::: Information supplied :::

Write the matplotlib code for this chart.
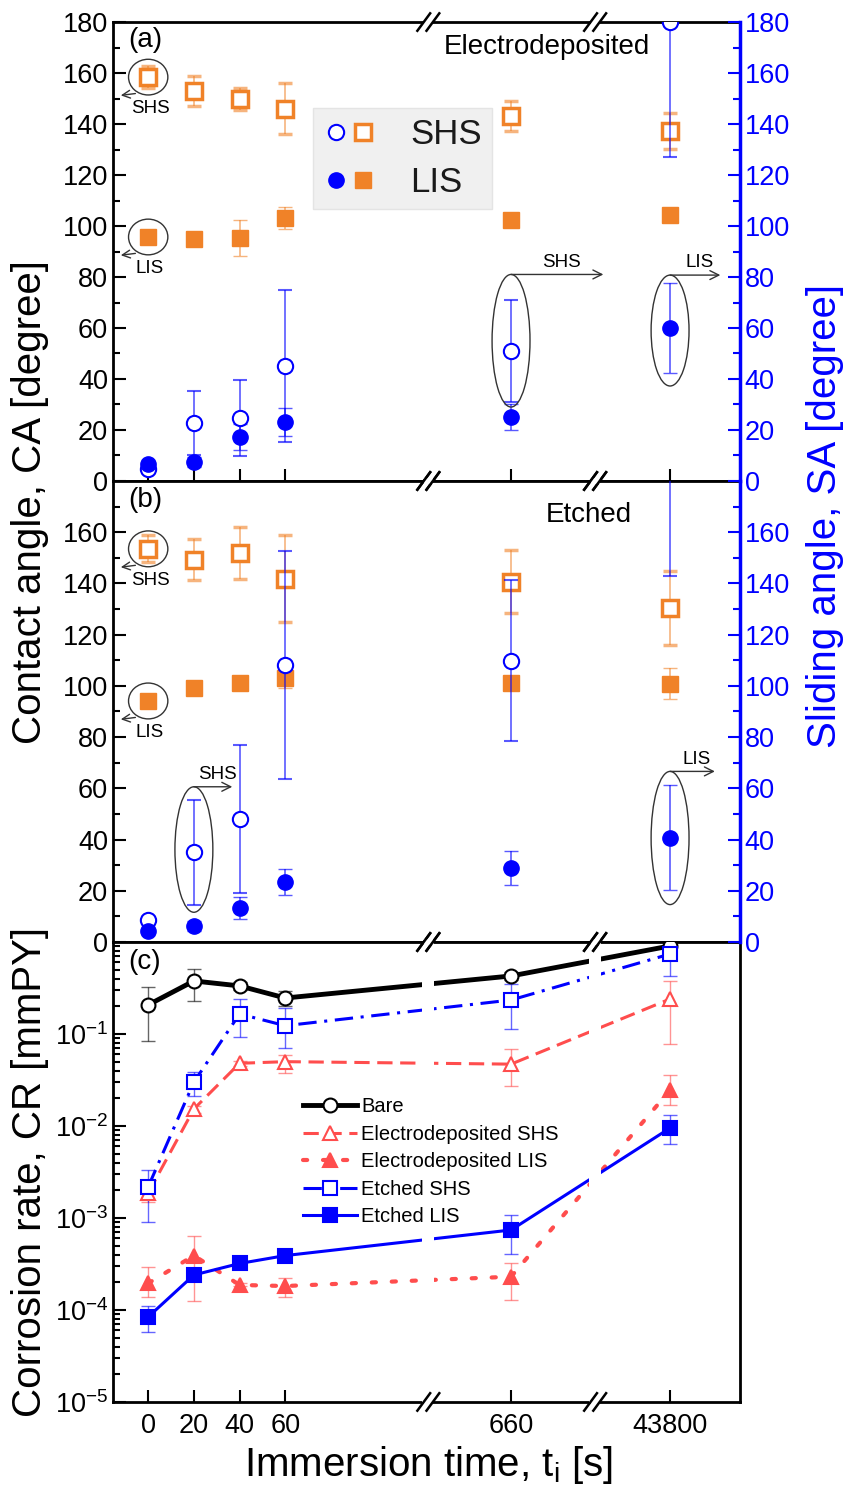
import numpy as np
import matplotlib
matplotlib.use('Agg')
from matplotlib import pyplot as plt
from matplotlib import transforms
from matplotlib.patches import Ellipse
from matplotlib.legend_handler import HandlerTuple

plt.rcParams['font.family'] = ['Liberation Sans', 'DejaVu Sans']
plt.rcParams['mathtext.fontset'] = 'custom'
plt.rcParams['mathtext.rm'] = 'Liberation Sans'
plt.rcParams['mathtext.it'] = 'Liberation Sans:italic'

# Immersion times (broken axis -> positions along the axis)
x_labels = ['0', '20', '40', '60', '660', '43800']
x_pos = [0, 1, 2, 3, 7.94, 11.42]
breaks = [6.13, 9.78]
XLIM = (-0.77, 12.95)

# (a) Electrodeposited: contact angle (CA) and sliding angle (SA)
ca_shs_ed = [158.4, 153.0, 149.8, 145.9, 143.1, 137.3]
ca_shs_ed_err = [4.3, 6.0, 4.3, 10.0, 6.0, 7.0]
ca_lis_ed = [95.7, 94.9, 95.3, 103.0, 102.4, 104.3]
ca_lis_ed_err = [1.0, 1.0, 7.0, 4.3, 1.0, 1.0]
sa_shs_ed = [4.7, 22.7, 24.7, 45.1, 51.0, 180.0]
sa_shs_ed_err = [1.5, 12.6, 15.0, 30.0, 20.0, 53.0]
sa_lis_ed = [6.7, 7.5, 17.3, 23.1, 25.1, 60.0]
sa_lis_ed_err = [1.0, 2.0, 5.0, 5.6, 5.0, 17.5]

# (b) Etched
ca_shs_et = [153.5, 149.2, 151.9, 141.8, 140.6, 130.5]
ca_shs_et_err = [5.3, 8.0, 10.0, 17.0, 12.3, 14.5]
ca_lis_et = [94.1, 99.2, 101.2, 103.1, 101.2, 100.8]
ca_lis_et_err = [1.0, 1.0, 1.0, 4.0, 1.0, 6.0]
sa_shs_et = [8.6, 35.1, 48.0, 108.0, 109.8, 185.0]
sa_shs_et_err = [1.0, 20.5, 29.0, 44.5, 31.5, 42.0]
sa_lis_et = [4.3, 6.2, 13.3, 23.4, 28.9, 40.6]
sa_lis_et_err = [1.0, 2.0, 4.3, 5.2, 6.6, 20.5]

# (c) Corrosion rate [mmPY], with lower / upper error limits
cr_bare = [0.207, 0.377, 0.333, 0.246, 0.427, 0.905]
cr_bare_lo = [0.084, 0.229, 0.30, 0.20, 0.39, 0.85]
cr_bare_hi = [0.324, 0.51, 0.37, 0.29, 0.47, 0.95]
cr_ed_shs = [0.00187, 0.0153, 0.048, 0.050, 0.047, 0.24]
cr_ed_shs_lo = [0.0015, 0.014, 0.045, 0.038, 0.027, 0.078]
cr_ed_shs_hi = [0.0023, 0.0165, 0.051, 0.059, 0.069, 0.377]
cr_ed_lis = [0.000195, 0.00039, 0.000187, 0.000182, 0.00023, 0.0245]
cr_ed_lis_lo = [0.00014, 0.000126, 0.00018, 0.00014, 0.000128, 0.017]
cr_ed_lis_hi = [0.00029, 0.00063, 0.000195, 0.00022, 0.00032, 0.036]
cr_et_shs = [0.00218, 0.030, 0.165, 0.123, 0.234, 0.74]
cr_et_shs_lo = [0.00091, 0.0213, 0.093, 0.07, 0.113, 0.43]
cr_et_shs_hi = [0.0033, 0.039, 0.24, 0.19, 0.35, 0.85]
cr_et_lis = [0.000084, 0.00024, 0.00032, 0.00039, 0.00074, 0.0095]
cr_et_lis_lo = [0.000058, 0.00022, 0.00030, 0.00036, 0.00041, 0.0064]
cr_et_lis_hi = [0.00011, 0.00026, 0.00034, 0.00042, 0.00107, 0.0132]

ORANGE = '#f08228'
BLUE = '#0000ff'
RED = '#ff4d4d'
TICKFS = 19.5
LABELFS = 29

fig = plt.figure(figsize=(8.49, 14.90), dpi=100)
L, W = 0.1331, 0.7385
axA = fig.add_axes([L, 0.6772, W, 0.3080])
axB = fig.add_axes([L, 0.3678, W, 0.3094])
axC = fig.add_axes([L, 0.0591, W, 0.3087])


def style_axis(ax):
    for s in ax.spines.values():
        s.set_linewidth(2)
    ax.tick_params(which='both', direction='in', width=1.5, labelsize=TICKFS)
    ax.tick_params(which='major', length=9)
    ax.tick_params(which='minor', length=5)
    ax.set_xlim(*XLIM)


def add_breaks(ax, z=10):
    tr = transforms.blended_transform_factory(ax.transData, ax.transAxes)
    for xb in breaks:
        for y in (0, 1):
            ax.plot([xb - 0.1, xb + 0.1], [y, y], transform=tr, color='white',
                    lw=4, clip_on=False, zorder=z, solid_capstyle='butt')
            for off in (-0.1, 0.1):
                ax.plot([xb + off - 0.14, xb + off + 0.14], [y - 0.019, y + 0.019],
                        transform=tr, color='black', lw=1.8, clip_on=False, zorder=z + 1)


def angle_panel(ax, ca_shs, ca_shs_err, ca_lis, ca_lis_err,
                sa_shs, sa_shs_err, sa_lis, sa_lis_err, top_label):
    style_axis(ax)
    ax.set_ylim(0, 180)
    ax.set_yticks(np.arange(0, top_label + 1, 20))
    ax.set_yticks(np.arange(10, 180, 10), minor=True)
    ax.set_xticks(x_pos)
    ax.set_xticklabels([])
    ax.spines['right'].set_visible(False)
    ax.tick_params(axis='x', which='both', top=False)
    ax.tick_params(axis='y', which='both', right=False)

    h_o_open = ax.errorbar(x_pos, ca_shs, yerr=ca_shs_err, fmt='s', ms=11, mfc='white',
                           mec=ORANGE, mew=2.5, ecolor=ORANGE, elinewidth=1.2, capsize=5,
                           capthick=1.2, zorder=3)
    h_o_fill = ax.errorbar(x_pos, ca_lis, yerr=ca_lis_err, fmt='s', ms=11, mfc=ORANGE,
                           mec=ORANGE, mew=1, ecolor=ORANGE, elinewidth=1.2, capsize=5,
                           capthick=1.2, zorder=3)
    for h in (h_o_open, h_o_fill):
        for art in h.lines[1] + h.lines[2]:
            art.set_alpha(0.6)

    tw = ax.twinx()
    style_axis(tw)
    tw.set_ylim(0, 180)
    tw.set_yticks(np.arange(0, top_label + 1, 20))
    tw.set_yticks(np.arange(10, 180, 10), minor=True)
    for k in ('left', 'top', 'bottom'):
        tw.spines[k].set_visible(False)
    tw.spines['right'].set_color(BLUE)
    tw.spines['right'].set_linewidth(2.5)
    tw.tick_params(axis='y', which='both', colors=BLUE, labelcolor=BLUE)

    h_b_open = tw.errorbar(x_pos, sa_shs, yerr=sa_shs_err, fmt='o', ms=11, mfc='white',
                           mec=BLUE, mew=1.5, ecolor=BLUE, elinewidth=1.2, capsize=5,
                           capthick=1.2, zorder=3)
    h_b_fill = tw.errorbar(x_pos, sa_lis, yerr=sa_lis_err, fmt='o', ms=11, mfc=BLUE,
                           mec=BLUE, mew=1, ecolor=BLUE, elinewidth=1.2, capsize=5,
                           capthick=1.2, zorder=3)
    for h in (h_b_open, h_b_fill):
        for art in h.lines[1] + h.lines[2]:
            art.set_alpha(0.65)

    # circles marking the left-axis (CA) series
    for yv, lab in ((ca_shs[0], 'SHS'), (ca_lis[0], 'LIS')):
        tw.add_patch(Ellipse((x_pos[0], yv), 0.86, 14, fill=False, ec='#333333', lw=1, zorder=4))
        tw.annotate('', xy=(x_pos[0] - 0.66, yv - 7.3), xytext=(x_pos[0] - 0.22, yv - 6.3),
                    arrowprops=dict(arrowstyle='->', color='#333333', lw=1, mutation_scale=14))
        tw.text(x_pos[0] + 0.04, yv - 12.3, lab, fontsize=13.5, ha='center', va='center')
    add_breaks(tw)
    return tw, (h_b_open[0], h_o_open[0]), (h_b_fill[0], h_o_fill[0])


def right_marker(tw, xc, yc, h, x_end, lab):
    tw.add_patch(Ellipse((xc, yc), 0.83, h, fill=False, ec='#333333', lw=1, zorder=4))
    ytop = yc + h / 2
    tw.annotate('', xy=(x_end, ytop), xytext=(xc, ytop),
                arrowprops=dict(arrowstyle='->', color='#333333', lw=1, mutation_scale=16,
                                shrinkA=0, shrinkB=0))
    tw.text((xc + x_end) / 2 + 0.1, ytop + 1.5, lab, fontsize=13.5, ha='center', va='bottom')


# ---- (a) ----
twA, hs_shs, hs_lis = angle_panel(axA, ca_shs_ed, ca_shs_ed_err, ca_lis_ed, ca_lis_ed_err,
                                  sa_shs_ed, sa_shs_ed_err, sa_lis_ed, sa_lis_ed_err, 180)
axA.tick_params(axis='x', which='major', bottom=True)
right_marker(twA, x_pos[4], sa_shs_ed[4] + 4, 52, 9.96, 'SHS')
right_marker(twA, x_pos[5], sa_lis_ed[5] - 1, 43.5, 12.52, 'LIS')
axA.text(0.024, 0.961, '(a)', transform=axA.transAxes, fontsize=20, va='center', ha='left')
axA.text(0.857, 0.946, 'Electrodeposited', transform=axA.transAxes, fontsize=20,
         va='center', ha='right')
leg = twA.legend([hs_shs, hs_lis], ['SHS', 'LIS'],
                 handler_map={tuple: HandlerTuple(ndivide=None, pad=0.1)},
                 loc='upper left', bbox_to_anchor=(0.319, 0.8126), borderaxespad=0,
                 fontsize=25, frameon=True, fancybox=False, facecolor='#f0f0f0',
                 edgecolor='#e4e4e4', framealpha=1, handlelength=1.5, handletextpad=1.0,
                 labelspacing=0.42, borderpad=0.3, labelcolor='#1a1a1a')
leg.set_zorder(20)

# ---- (b) ----
twB, _, _ = angle_panel(axB, ca_shs_et, ca_shs_et_err, ca_lis_et, ca_lis_et_err,
                        sa_shs_et, sa_shs_et_err, sa_lis_et, sa_lis_et_err, 160)
axB.tick_params(axis='x', which='both', bottom=False)
right_marker(twB, x_pos[1], sa_shs_et[1] + 1, 49, 1.84, 'SHS')
right_marker(twB, x_pos[5], sa_lis_et[5], 52, 12.4, 'LIS')
axB.text(0.024, 0.959, '(b)', transform=axB.transAxes, fontsize=20, va='center', ha='left')
axB.text(0.828, 0.926, 'Etched', transform=axB.transAxes, fontsize=20, va='center', ha='right')

# ---- (c) ----
style_axis(axC)
axC.set_yscale('log')
axC.set_ylim(1e-5, 1)
axC.set_yticks([1e-5, 1e-4, 1e-3, 1e-2, 1e-1])
axC.set_xticks(x_pos)
axC.set_xticklabels(x_labels)
axC.tick_params(axis='x', which='both', top=False, pad=8)
axC.tick_params(axis='y', which='both', right=False)

series = [
    (cr_bare, cr_bare_lo, cr_bare_hi, 'black', '-', 'o', 'white', 3.5, 'Bare'),
    (cr_ed_shs, cr_ed_shs_lo, cr_ed_shs_hi, RED, (0, (5, 2.5)), '^', 'white', 2.2,
     'Electrodeposited SHS'),
    (cr_ed_lis, cr_ed_lis_lo, cr_ed_lis_hi, RED, (0, (1.0, 3.8)), '^', RED, 3.0,
     'Electrodeposited LIS'),
    (cr_et_shs, cr_et_shs_lo, cr_et_shs_hi, BLUE, (0, (6, 2.5, 1, 2.5)), 's', 'white', 2.2,
     'Etched SHS'),
    (cr_et_lis, cr_et_lis_lo, cr_et_lis_hi, BLUE, '-', 's', BLUE, 2.2, 'Etched LIS'),
]
handles = []
for y, lo, hi, col, ls, mk, mfc, lw, lab in series:
    y = np.array(y)
    yerr = [y - np.array(lo), np.array(hi) - y]
    axC.errorbar(x_pos, y, yerr=yerr, fmt='none', ecolor=col, elinewidth=1, capsize=5,
                 capthick=1, alpha=0.6, zorder=2)
    ln, = axC.plot(x_pos, y, linestyle=ls, color=col, lw=lw, marker=mk, ms=10, mfc=mfc,
                   mec=col, mew=1.5, label=lab, zorder=3,
                   dash_capstyle='round' if mk == '^' and mfc == RED else 'butt')
    handles.append(ln)
for xb in breaks:
    axC.axvspan(xb - 0.13, xb + 0.13, color='white', lw=0, zorder=3.5)
add_breaks(axC)
legC = axC.legend(handles=handles, loc='upper left', bbox_to_anchor=(0.29, 0.68),
                  borderaxespad=0, frameon=False, fontsize=14.5, handlelength=2.7,
                  handletextpad=0.2, labelspacing=0.42)
legC.set_zorder(20)
axC.text(0.024, 0.957, '(c)', transform=axC.transAxes, fontsize=20, va='center', ha='left')

# axis titles
fig.text(0.035, 0.663, 'Contact angle, CA [degree]', rotation=90, fontsize=LABELFS,
         ha='center', va='center')
fig.text(0.972, 0.654, 'Sliding angle, SA [degree]', rotation=90, fontsize=LABELFS,
         ha='center', va='center', color=BLUE)
fig.text(0.035, 0.2134, 'Corrosion rate, CR [mmPY]', rotation=90, fontsize=LABELFS,
         ha='center', va='center')
fig.text(0.505, 0.0168, r'Immersion time, t$_\mathregular{i}$ [s]', fontsize=LABELFS,
         ha='center', va='center')

fig.savefig('out.png', dpi=100)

:::

### Task directions
Pick out every line holding the string "matplotlib" and return it.

### Result
Write the matplotlib code for this chart.
import matplotlib
matplotlib.use('Agg')
from matplotlib import pyplot as plt
from matplotlib import transforms
from matplotlib.patches import Ellipse
from matplotlib.legend_handler import HandlerTuple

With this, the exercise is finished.